◆ TASK REQUIREMENTS
Omit all images. Transcribe the rest of the material below exactly.

◆ DATA SEGMENT
'''

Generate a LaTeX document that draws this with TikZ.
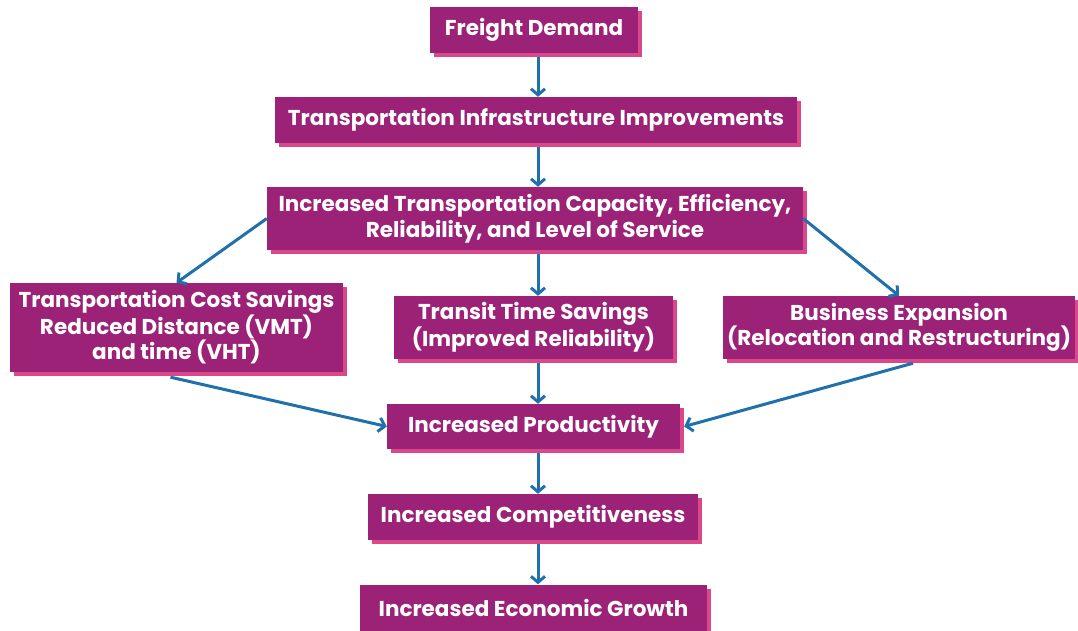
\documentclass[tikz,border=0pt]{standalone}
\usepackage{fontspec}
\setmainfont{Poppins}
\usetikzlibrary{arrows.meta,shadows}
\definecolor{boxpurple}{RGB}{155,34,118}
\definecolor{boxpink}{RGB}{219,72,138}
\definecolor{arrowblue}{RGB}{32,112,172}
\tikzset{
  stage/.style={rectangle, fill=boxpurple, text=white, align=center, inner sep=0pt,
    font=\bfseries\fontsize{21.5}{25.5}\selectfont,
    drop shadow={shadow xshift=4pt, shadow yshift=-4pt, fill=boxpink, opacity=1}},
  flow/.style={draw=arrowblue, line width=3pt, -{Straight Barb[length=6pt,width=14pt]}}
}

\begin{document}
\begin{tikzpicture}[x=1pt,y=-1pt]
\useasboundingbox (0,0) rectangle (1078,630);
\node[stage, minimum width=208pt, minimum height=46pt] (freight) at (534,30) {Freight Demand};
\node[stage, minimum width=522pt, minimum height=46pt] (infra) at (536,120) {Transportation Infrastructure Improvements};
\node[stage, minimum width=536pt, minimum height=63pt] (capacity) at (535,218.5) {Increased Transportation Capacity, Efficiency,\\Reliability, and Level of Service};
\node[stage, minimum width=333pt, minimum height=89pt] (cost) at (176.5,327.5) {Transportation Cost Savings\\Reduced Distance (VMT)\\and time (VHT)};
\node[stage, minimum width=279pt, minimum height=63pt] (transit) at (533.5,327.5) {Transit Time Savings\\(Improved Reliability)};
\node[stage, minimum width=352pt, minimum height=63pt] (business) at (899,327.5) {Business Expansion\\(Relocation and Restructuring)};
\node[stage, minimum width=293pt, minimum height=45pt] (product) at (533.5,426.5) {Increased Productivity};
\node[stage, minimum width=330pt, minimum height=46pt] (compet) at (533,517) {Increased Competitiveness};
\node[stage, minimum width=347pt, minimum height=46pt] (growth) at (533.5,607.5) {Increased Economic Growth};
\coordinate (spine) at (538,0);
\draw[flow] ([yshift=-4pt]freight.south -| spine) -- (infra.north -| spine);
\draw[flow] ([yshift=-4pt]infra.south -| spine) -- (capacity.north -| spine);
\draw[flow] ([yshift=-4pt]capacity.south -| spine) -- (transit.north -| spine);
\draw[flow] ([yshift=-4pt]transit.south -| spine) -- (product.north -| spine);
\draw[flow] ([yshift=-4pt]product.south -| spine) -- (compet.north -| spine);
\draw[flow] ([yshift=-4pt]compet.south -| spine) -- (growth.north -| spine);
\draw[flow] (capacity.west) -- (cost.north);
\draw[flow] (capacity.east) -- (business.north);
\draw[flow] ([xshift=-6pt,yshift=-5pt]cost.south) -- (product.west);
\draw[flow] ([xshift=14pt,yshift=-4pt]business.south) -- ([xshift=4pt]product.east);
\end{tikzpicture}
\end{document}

'''

◆ COMPLETE ANSWER
Generate a LaTeX document that draws this with TikZ.
\documentclass[tikz,border=0pt]{standalone}
\usepackage{fontspec}
\setmainfont{Poppins}
\usetikzlibrary{arrows.meta,shadows}
\definecolor{boxpurple}{RGB}{155,34,118}
\definecolor{boxpink}{RGB}{219,72,138}
\definecolor{arrowblue}{RGB}{32,112,172}
\tikzset{
  stage/.style={rectangle, fill=boxpurple, text=white, align=center, inner sep=0pt,
    font=\bfseries\fontsize{21.5}{25.5}\selectfont,
    drop shadow={shadow xshift=4pt, shadow yshift=-4pt, fill=boxpink, opacity=1}},
  flow/.style={draw=arrowblue, line width=3pt, -{Straight Barb[length=6pt,width=14pt]}}
}

\begin{document}
\begin{tikzpicture}[x=1pt,y=-1pt]
\useasboundingbox (0,0) rectangle (1078,630);
\node[stage, minimum width=208pt, minimum height=46pt] (freight) at (534,30) {Freight Demand};
\node[stage, minimum width=522pt, minimum height=46pt] (infra) at (536,120) {Transportation Infrastructure Improvements};
\node[stage, minimum width=536pt, minimum height=63pt] (capacity) at (535,218.5) {Increased Transportation Capacity, Efficiency,\\Reliability, and Level of Service};
\node[stage, minimum width=333pt, minimum height=89pt] (cost) at (176.5,327.5) {Transportation Cost Savings\\Reduced Distance (VMT)\\and time (VHT)};
\node[stage, minimum width=279pt, minimum height=63pt] (transit) at (533.5,327.5) {Transit Time Savings\\(Improved Reliability)};
\node[stage, minimum width=352pt, minimum height=63pt] (business) at (899,327.5) {Business Expansion\\(Relocation and Restructuring)};
\node[stage, minimum width=293pt, minimum height=45pt] (product) at (533.5,426.5) {Increased Productivity};
\node[stage, minimum width=330pt, minimum height=46pt] (compet) at (533,517) {Increased Competitiveness};
\node[stage, minimum width=347pt, minimum height=46pt] (growth) at (533.5,607.5) {Increased Economic Growth};
\coordinate (spine) at (538,0);
\draw[flow] ([yshift=-4pt]freight.south -| spine) -- (infra.north -| spine);
\draw[flow] ([yshift=-4pt]infra.south -| spine) -- (capacity.north -| spine);
\draw[flow] ([yshift=-4pt]capacity.south -| spine) -- (transit.north -| spine);
\draw[flow] ([yshift=-4pt]transit.south -| spine) -- (product.north -| spine);
\draw[flow] ([yshift=-4pt]product.south -| spine) -- (compet.north -| spine);
\draw[flow] ([yshift=-4pt]compet.south -| spine) -- (growth.north -| spine);
\draw[flow] (capacity.west) -- (cost.north);
\draw[flow] (capacity.east) -- (business.north);
\draw[flow] ([xshift=-6pt,yshift=-5pt]cost.south) -- (product.west);
\draw[flow] ([xshift=14pt,yshift=-4pt]business.south) -- ([xshift=4pt]product.east);
\end{tikzpicture}
\end{document}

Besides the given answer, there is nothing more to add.